I get it though, it’s crazy that I know so many people who now say “I don’t like old movies” or “I don’t want to watch this movie, it looks old” when what they see and are really saying without realizing it is , it was shot on film.

It’s especially worse since the hit rate of actually good, creative movies is so much lower in the digital era.

My big pet peeve now is these “ew, this movie looks old” attitude.

I was watching Sum of All Fears the other day and my partner had this attitude. Funny though as soon as people in tuxedos showed up on the screen she changed her mind and started watching. Tuxedos are one of those movie magic things.


Weird how what we grow up with influences our tastes. To me the look of films shot on old school film signals “high quality” and overly digitally edited movies signals “cheap” in the sense of being shot on a green screen lot to save on shooting on location.


I think people who start to get into the craft of film-making (even academically, not making their own films) even a little tend to open up a lot to older films.

It’s so much more impressive when they had to actually arrange for the thing you’re seeing to exist, at least in some sense, in real life, so light could bounce off it and hit the film. That is a real landscape that the actors and crew had to travel to! They really made horses jump off that train car! They really had two thousand extras for this shot! That kind of thing.

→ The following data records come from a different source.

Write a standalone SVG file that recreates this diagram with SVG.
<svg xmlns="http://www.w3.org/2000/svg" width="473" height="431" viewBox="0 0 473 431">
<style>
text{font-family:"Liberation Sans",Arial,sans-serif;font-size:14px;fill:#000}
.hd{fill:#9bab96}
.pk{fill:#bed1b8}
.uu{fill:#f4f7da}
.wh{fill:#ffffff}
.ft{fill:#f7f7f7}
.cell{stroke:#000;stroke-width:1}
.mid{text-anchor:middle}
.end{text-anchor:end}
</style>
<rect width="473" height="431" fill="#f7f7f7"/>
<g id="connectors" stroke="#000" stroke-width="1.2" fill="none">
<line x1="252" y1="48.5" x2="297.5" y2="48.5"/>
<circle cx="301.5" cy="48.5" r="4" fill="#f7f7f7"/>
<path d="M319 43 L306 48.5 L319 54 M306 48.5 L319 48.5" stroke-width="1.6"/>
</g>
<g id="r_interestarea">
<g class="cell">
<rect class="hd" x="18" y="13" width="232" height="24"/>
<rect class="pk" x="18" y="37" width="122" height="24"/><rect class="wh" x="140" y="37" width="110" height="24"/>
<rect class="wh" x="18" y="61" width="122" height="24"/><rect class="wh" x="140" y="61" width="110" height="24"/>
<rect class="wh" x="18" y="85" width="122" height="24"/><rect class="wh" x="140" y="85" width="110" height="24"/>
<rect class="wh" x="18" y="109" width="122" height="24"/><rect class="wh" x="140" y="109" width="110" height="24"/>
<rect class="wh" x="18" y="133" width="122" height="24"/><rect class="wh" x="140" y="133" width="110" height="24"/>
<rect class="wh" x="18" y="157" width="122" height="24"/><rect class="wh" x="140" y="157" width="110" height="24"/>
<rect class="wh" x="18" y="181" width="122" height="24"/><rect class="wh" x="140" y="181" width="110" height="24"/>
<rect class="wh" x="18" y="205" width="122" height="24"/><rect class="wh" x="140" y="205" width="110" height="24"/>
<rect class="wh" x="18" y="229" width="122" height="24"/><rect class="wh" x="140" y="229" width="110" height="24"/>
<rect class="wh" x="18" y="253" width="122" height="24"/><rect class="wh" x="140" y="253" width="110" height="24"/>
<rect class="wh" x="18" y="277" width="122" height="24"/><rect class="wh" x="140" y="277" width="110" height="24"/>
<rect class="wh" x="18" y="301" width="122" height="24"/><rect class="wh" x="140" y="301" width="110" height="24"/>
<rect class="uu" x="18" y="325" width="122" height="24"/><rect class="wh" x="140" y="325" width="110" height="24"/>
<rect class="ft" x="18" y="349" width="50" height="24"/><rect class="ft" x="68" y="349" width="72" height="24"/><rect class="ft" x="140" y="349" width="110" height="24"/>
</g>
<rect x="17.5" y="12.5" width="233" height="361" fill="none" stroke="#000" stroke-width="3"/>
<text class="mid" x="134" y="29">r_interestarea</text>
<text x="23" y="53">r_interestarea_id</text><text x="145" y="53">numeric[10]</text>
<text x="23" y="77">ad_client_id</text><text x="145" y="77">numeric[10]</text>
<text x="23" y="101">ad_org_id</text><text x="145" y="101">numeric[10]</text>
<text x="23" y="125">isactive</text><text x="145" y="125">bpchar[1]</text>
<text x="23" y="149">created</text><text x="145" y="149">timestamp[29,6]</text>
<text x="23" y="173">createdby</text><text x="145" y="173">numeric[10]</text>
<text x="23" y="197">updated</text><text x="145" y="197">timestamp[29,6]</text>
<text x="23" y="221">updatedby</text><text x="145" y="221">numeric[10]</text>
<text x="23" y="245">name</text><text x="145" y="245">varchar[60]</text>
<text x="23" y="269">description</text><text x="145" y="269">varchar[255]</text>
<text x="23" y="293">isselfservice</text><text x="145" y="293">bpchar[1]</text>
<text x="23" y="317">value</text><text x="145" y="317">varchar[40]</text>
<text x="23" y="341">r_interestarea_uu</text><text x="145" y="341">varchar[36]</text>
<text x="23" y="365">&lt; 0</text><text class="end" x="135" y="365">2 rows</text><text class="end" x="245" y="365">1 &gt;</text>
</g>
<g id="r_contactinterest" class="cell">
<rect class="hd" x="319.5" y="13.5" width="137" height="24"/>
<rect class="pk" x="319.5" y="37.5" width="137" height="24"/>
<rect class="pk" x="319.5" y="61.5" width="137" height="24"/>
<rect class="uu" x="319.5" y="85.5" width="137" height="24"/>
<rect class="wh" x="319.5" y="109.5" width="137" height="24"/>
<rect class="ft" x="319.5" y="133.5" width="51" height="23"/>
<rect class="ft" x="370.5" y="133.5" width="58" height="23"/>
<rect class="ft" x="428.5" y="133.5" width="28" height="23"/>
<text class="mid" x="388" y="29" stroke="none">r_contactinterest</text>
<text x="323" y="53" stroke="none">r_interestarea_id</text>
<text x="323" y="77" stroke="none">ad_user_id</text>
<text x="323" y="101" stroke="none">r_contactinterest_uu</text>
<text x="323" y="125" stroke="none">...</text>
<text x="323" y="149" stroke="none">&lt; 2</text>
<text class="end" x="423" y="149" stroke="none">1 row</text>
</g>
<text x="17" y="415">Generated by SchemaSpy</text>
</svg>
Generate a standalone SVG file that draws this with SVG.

If there was a set at least they had to build it, and even if the results look a little janky it’s usually interesting and the craft impressive.

They shot with environmental lighting? They had to rig their other lights just so and maybe just work with what was available to get a good shot. The light is the light. The constraints on their options often seem to improve, rather than harm, the final product.

Now it’s like oh they couldn’t even be bothered to film on a real damn street. Ugh. All the location shooting is just getting backgrounds to composite in later. The light on the actors didn’t even exist when and where the background was shot. It sucks and is boring.


Learning how to light my home office/ zoom background really made me pay 10000x more attention to lighting design in movies.


I agree with you. I can't stand any of these modern superhero movies because they are all hyper digital / green screen. For all I know they might have amazing acting and storylines etc, but I'll never know because they are basically unwatchable to me.


It's a travesty. I was sourcing video for an Alien/Aliens watch party (for a couple of adolescents who had never seen either) and I had to hunt down a copy of the older HD Bluray of Aliens because the 4k remaster looked so awful.